-- start of DATA PROVIDED --

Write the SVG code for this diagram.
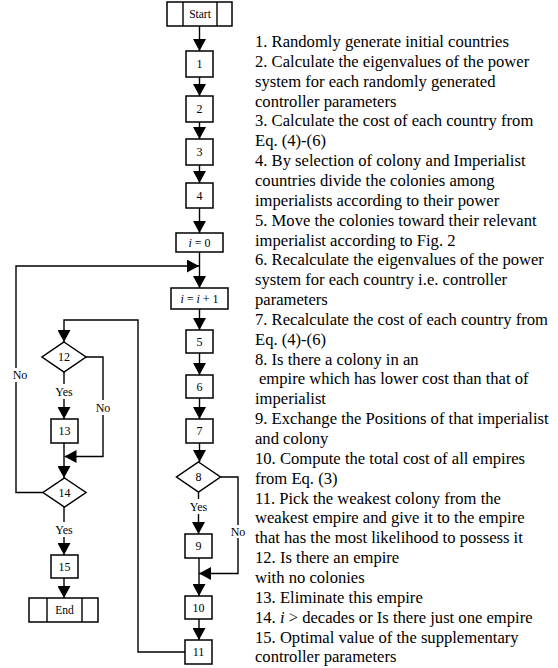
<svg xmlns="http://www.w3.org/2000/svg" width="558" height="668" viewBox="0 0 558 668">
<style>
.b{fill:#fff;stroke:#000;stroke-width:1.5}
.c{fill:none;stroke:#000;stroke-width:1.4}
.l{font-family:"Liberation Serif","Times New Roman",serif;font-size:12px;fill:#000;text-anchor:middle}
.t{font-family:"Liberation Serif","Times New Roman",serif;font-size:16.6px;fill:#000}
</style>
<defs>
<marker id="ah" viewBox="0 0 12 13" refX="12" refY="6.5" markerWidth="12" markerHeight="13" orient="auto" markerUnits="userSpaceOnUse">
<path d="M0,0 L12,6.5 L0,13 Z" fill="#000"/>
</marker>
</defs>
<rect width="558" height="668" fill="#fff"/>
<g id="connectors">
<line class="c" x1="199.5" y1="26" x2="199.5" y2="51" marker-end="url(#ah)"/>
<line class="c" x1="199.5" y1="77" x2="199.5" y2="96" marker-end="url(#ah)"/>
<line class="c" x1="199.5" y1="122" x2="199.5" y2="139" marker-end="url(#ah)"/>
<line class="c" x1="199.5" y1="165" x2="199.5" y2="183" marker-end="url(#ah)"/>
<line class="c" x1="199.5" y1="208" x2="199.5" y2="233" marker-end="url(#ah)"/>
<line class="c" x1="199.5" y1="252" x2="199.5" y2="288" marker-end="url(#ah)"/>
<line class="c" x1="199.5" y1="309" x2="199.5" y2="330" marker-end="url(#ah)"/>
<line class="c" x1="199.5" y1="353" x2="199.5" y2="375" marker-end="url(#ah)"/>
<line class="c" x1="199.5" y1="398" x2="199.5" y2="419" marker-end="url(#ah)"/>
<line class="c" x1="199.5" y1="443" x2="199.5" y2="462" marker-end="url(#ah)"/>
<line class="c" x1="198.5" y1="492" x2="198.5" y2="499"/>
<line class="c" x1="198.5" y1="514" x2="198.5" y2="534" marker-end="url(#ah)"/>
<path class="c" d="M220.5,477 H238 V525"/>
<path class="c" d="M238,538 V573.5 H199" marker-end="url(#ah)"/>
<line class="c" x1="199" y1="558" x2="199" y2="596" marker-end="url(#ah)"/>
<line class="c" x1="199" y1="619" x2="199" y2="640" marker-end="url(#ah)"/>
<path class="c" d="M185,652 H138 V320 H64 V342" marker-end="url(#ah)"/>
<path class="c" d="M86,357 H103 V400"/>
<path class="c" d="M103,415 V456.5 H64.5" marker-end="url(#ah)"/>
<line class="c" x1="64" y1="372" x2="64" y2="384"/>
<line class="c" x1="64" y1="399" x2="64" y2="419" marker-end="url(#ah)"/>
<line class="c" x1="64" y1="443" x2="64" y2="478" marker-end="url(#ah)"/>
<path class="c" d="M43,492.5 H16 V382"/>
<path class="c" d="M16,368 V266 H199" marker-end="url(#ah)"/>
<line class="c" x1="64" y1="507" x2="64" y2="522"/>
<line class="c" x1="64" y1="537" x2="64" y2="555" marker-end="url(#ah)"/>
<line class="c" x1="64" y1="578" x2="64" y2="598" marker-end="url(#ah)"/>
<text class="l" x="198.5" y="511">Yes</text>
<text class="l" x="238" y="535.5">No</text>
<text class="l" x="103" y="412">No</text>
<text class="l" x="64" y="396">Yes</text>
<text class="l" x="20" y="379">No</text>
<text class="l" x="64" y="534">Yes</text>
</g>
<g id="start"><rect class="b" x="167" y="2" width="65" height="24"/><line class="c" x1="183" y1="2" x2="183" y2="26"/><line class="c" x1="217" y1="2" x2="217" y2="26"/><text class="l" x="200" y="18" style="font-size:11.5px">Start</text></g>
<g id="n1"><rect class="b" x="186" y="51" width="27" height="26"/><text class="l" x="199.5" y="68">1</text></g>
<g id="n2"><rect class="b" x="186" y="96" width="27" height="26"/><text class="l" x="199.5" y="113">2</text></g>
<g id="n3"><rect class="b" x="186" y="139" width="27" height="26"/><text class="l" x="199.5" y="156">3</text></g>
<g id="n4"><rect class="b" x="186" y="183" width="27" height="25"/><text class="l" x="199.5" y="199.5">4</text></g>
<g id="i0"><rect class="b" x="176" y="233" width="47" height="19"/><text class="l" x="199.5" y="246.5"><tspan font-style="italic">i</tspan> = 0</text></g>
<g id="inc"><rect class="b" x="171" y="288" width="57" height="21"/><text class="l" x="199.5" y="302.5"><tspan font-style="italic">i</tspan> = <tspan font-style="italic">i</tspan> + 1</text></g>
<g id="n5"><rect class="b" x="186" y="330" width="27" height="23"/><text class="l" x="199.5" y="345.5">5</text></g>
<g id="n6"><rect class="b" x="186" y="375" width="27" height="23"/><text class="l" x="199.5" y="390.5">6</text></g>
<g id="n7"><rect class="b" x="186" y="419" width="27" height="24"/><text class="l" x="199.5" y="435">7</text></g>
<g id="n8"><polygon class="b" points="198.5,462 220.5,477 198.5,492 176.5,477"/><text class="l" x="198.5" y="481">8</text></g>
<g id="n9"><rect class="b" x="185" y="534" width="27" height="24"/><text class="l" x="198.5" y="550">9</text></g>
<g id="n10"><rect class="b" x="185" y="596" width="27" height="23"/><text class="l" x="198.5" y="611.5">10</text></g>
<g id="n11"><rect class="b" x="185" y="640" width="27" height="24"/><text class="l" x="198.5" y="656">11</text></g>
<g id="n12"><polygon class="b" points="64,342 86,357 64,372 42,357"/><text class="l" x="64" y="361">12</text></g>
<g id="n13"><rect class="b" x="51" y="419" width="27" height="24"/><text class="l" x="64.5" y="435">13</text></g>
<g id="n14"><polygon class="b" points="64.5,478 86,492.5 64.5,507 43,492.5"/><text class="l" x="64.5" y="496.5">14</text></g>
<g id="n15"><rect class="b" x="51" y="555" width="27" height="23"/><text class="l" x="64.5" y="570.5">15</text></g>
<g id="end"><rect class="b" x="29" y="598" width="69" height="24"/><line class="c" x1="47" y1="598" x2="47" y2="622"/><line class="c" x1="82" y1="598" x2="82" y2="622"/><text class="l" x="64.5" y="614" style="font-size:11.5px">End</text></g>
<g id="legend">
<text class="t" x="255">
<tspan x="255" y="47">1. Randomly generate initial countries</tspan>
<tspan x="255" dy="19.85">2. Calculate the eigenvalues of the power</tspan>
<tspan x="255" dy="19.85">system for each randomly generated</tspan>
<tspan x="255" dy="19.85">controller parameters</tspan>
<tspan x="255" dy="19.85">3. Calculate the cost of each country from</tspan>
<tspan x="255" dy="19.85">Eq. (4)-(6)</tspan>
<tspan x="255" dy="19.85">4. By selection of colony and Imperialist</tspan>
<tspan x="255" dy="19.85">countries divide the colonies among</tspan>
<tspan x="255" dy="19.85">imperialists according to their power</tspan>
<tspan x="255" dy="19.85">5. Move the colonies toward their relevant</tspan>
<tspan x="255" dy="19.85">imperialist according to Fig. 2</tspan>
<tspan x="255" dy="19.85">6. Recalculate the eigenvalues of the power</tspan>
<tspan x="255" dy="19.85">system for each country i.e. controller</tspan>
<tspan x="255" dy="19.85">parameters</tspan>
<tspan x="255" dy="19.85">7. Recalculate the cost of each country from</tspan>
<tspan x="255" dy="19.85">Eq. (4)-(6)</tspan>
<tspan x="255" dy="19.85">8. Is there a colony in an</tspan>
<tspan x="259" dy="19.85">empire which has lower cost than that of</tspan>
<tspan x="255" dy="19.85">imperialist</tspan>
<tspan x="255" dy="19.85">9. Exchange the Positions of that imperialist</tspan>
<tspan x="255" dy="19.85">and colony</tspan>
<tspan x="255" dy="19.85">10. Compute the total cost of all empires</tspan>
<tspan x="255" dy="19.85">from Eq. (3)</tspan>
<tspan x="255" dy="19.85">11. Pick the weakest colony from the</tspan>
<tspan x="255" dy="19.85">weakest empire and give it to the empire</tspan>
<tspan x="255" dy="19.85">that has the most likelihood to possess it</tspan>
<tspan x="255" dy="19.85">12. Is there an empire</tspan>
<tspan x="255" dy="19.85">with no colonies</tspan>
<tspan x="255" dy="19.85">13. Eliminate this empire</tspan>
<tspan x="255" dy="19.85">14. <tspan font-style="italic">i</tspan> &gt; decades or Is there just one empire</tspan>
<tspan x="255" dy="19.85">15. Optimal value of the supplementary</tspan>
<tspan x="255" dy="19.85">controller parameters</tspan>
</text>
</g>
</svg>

-- end of DATA PROVIDED --
-- start of DATA PROVIDED --

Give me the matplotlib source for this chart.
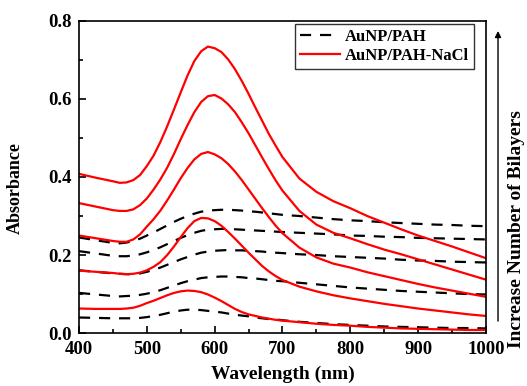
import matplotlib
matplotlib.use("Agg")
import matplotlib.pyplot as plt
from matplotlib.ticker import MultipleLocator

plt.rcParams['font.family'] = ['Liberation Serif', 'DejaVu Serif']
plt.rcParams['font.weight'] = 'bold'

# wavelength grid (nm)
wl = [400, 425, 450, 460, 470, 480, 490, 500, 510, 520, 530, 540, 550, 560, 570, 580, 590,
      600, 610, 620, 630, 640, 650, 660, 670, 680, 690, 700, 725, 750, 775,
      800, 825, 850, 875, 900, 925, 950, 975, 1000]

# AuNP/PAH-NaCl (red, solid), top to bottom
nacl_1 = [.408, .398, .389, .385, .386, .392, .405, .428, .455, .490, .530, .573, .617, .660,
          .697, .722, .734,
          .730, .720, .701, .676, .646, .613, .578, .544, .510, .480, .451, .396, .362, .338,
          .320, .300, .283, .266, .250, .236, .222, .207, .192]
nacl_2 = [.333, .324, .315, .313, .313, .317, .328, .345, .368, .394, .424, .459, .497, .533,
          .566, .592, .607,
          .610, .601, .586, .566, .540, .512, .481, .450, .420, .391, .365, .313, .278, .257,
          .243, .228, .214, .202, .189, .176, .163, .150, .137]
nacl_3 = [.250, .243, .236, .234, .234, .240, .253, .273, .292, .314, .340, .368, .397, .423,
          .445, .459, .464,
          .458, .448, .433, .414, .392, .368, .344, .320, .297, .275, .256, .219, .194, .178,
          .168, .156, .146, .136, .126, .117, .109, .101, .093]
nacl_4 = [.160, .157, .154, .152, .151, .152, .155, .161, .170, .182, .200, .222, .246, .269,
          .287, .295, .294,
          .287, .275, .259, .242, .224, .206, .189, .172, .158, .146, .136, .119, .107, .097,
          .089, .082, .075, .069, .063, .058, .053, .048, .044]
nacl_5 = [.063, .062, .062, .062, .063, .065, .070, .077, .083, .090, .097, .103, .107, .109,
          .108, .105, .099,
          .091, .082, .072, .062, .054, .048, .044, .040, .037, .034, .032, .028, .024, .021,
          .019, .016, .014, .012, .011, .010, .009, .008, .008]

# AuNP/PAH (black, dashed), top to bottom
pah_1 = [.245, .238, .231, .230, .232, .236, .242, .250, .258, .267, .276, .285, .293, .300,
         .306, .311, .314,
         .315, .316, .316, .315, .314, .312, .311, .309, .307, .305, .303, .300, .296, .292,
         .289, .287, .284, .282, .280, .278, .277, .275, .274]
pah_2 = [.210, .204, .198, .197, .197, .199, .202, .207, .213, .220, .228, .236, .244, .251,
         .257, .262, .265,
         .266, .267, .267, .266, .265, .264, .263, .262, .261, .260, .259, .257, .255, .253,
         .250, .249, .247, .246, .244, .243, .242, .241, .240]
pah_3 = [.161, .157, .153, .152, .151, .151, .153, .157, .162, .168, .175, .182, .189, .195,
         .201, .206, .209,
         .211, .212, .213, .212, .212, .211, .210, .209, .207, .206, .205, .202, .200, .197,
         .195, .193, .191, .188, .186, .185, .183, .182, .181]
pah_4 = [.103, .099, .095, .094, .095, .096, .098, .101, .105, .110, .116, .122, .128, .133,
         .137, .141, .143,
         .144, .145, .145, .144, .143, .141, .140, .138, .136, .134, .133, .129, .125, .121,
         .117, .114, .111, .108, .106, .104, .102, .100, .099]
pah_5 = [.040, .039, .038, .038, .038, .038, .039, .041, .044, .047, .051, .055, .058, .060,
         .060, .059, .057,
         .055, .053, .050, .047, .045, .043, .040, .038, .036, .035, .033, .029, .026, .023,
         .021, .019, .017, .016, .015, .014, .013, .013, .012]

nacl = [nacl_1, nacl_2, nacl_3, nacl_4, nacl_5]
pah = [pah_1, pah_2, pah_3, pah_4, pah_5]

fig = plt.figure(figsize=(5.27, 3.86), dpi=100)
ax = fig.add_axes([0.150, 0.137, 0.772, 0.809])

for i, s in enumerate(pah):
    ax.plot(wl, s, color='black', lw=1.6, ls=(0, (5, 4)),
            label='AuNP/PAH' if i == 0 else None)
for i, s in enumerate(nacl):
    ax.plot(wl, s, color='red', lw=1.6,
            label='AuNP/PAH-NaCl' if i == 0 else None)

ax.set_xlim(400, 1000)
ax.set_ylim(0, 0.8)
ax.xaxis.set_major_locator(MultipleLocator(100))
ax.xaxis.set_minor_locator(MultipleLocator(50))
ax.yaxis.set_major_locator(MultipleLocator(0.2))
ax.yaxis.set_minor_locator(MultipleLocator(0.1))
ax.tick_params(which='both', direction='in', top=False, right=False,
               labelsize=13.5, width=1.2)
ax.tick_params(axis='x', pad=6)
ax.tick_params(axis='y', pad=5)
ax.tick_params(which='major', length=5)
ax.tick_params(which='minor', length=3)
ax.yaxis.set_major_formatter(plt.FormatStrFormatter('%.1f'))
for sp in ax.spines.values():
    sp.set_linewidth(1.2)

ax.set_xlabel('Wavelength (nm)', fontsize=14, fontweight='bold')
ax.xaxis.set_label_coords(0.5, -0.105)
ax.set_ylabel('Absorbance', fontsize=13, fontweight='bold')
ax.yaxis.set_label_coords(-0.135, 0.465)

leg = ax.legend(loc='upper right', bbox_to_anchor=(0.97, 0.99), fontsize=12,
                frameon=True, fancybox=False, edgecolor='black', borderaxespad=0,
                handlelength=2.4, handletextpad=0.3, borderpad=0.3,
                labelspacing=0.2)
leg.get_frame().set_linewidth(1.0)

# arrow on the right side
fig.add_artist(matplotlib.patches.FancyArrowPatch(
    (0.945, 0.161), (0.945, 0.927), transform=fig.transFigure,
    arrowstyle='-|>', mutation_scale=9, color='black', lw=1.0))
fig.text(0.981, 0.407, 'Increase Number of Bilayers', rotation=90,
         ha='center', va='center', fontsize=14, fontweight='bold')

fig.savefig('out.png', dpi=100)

-- end of DATA PROVIDED --

### [EXERCISE TASK]
Look above for the line with "Give me the matplotlib source for this chart."; quote it and every line after it, stopping after the line with "plt.rcParams['font.weight'] = 'bold'", exactly, with nothing added and without pictures.

### [COMPLETED TASK]
Give me the matplotlib source for this chart.
import matplotlib
matplotlib.use("Agg")
import matplotlib.pyplot as plt
from matplotlib.ticker import MultipleLocator

plt.rcParams['font.family'] = ['Liberation Serif', 'DejaVu Serif']
plt.rcParams['font.weight'] = 'bold'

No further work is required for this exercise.